One of today’s most popular vehicle modifications, HID headlights are a great way to increase the light output of your headlights. HID stands for High Intensity Discharge, and represents a lighting technology which uses Xenon gas instead of a traditional filament. When the lights are turned on, a high voltage is applied, igniting the gas and creating an arc of light more than 3x brighter than traditional halogen bulbs.

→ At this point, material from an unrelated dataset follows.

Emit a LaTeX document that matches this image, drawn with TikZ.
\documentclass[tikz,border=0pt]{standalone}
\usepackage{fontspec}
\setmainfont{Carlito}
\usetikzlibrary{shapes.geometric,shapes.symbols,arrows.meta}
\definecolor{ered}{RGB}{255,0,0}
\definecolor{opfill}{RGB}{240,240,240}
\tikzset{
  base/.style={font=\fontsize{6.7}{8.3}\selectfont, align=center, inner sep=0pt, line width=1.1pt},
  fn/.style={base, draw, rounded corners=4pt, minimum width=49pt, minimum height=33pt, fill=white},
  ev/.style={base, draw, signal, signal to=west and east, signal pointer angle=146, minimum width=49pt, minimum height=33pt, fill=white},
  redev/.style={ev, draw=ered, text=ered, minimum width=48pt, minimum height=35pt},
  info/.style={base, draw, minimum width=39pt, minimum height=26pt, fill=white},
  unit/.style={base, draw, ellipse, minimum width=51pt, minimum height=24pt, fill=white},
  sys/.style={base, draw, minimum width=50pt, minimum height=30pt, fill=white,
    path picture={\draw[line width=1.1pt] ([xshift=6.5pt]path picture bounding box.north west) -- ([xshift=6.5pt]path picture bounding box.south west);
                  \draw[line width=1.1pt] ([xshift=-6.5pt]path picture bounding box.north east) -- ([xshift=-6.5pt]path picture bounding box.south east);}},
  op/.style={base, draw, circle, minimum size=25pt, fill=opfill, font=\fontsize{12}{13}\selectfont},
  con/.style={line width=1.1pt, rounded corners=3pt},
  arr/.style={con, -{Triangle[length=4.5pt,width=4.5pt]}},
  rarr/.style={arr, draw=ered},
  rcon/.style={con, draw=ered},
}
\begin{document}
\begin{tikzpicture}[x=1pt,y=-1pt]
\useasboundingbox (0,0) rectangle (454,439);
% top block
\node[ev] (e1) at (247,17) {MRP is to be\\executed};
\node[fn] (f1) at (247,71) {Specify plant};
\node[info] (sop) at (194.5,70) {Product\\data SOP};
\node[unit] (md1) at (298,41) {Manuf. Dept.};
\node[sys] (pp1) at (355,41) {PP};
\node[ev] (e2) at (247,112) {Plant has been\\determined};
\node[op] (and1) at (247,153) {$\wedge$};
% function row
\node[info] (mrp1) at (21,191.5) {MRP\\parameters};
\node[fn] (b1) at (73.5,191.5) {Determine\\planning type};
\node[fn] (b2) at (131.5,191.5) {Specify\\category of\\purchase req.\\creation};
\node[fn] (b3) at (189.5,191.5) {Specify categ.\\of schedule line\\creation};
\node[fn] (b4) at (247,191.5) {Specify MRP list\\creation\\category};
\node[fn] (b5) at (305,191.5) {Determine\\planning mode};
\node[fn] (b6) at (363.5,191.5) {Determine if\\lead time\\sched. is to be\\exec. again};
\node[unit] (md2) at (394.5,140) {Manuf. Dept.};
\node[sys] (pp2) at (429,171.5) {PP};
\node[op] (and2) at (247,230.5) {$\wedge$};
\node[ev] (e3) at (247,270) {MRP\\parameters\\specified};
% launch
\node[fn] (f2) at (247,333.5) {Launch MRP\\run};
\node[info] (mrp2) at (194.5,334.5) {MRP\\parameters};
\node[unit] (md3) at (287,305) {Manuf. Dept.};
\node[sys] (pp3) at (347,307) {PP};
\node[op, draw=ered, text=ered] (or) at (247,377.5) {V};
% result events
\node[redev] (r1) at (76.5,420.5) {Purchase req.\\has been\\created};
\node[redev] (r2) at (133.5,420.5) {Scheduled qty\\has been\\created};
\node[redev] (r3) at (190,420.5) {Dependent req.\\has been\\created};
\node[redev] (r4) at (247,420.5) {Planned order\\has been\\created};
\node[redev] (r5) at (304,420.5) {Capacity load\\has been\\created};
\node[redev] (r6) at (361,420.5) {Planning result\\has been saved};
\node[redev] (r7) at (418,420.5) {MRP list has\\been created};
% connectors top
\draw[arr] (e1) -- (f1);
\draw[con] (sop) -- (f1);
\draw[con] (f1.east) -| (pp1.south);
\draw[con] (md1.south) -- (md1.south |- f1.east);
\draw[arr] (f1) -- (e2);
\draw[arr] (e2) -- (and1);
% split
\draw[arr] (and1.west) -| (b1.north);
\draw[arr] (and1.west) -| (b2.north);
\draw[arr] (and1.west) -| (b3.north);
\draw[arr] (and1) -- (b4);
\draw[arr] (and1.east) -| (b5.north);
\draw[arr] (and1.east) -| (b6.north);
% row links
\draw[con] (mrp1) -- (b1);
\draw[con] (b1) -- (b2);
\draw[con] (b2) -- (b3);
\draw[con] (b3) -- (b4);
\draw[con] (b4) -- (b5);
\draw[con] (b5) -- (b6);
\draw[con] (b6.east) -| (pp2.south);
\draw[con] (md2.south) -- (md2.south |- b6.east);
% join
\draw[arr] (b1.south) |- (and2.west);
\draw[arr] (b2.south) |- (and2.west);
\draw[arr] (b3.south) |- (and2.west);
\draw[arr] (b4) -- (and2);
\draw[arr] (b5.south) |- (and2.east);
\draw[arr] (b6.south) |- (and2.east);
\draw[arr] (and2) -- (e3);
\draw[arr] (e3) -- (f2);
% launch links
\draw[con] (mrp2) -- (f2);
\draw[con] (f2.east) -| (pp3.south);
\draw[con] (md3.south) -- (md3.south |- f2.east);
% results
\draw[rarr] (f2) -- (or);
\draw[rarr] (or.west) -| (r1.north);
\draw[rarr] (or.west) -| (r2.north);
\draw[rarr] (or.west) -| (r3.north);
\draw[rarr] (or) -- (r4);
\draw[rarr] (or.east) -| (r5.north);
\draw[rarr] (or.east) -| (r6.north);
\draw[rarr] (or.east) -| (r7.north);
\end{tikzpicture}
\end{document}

HID’s consist of the physical bulb housing itself, and then a separate ballast which protects the bulb and ensures proper operation by controlling the incoming current. Although the intensity of HID’s makes them extremely efficient compared to standard halogen bulbs, it is still often useful to use an HID relay kit to increase the current flow to the ballast to ensure longevity of the bulb, especially in older vehicles and heavy trucks. For some CAN-BUS and other computer controlled vehicles, you may need a CAN-BUS or error code canceller to avoid any “false alarm” warning lights. An anti-flickering cable may also be useful, as it will help stabilize the voltage and prevent flickering from the HID bulbs.
Understanding HID Color Temperature
The color of an HID can be determined by looking for the Color Temperature. The higher this number (K), the more blue/violet the light becomes. As the color gets more and more blue, the usable light will actually dramatically decrease. For this reason, lights between the yellow 3000K to the bright white 6000K are recommended for optimum visibility.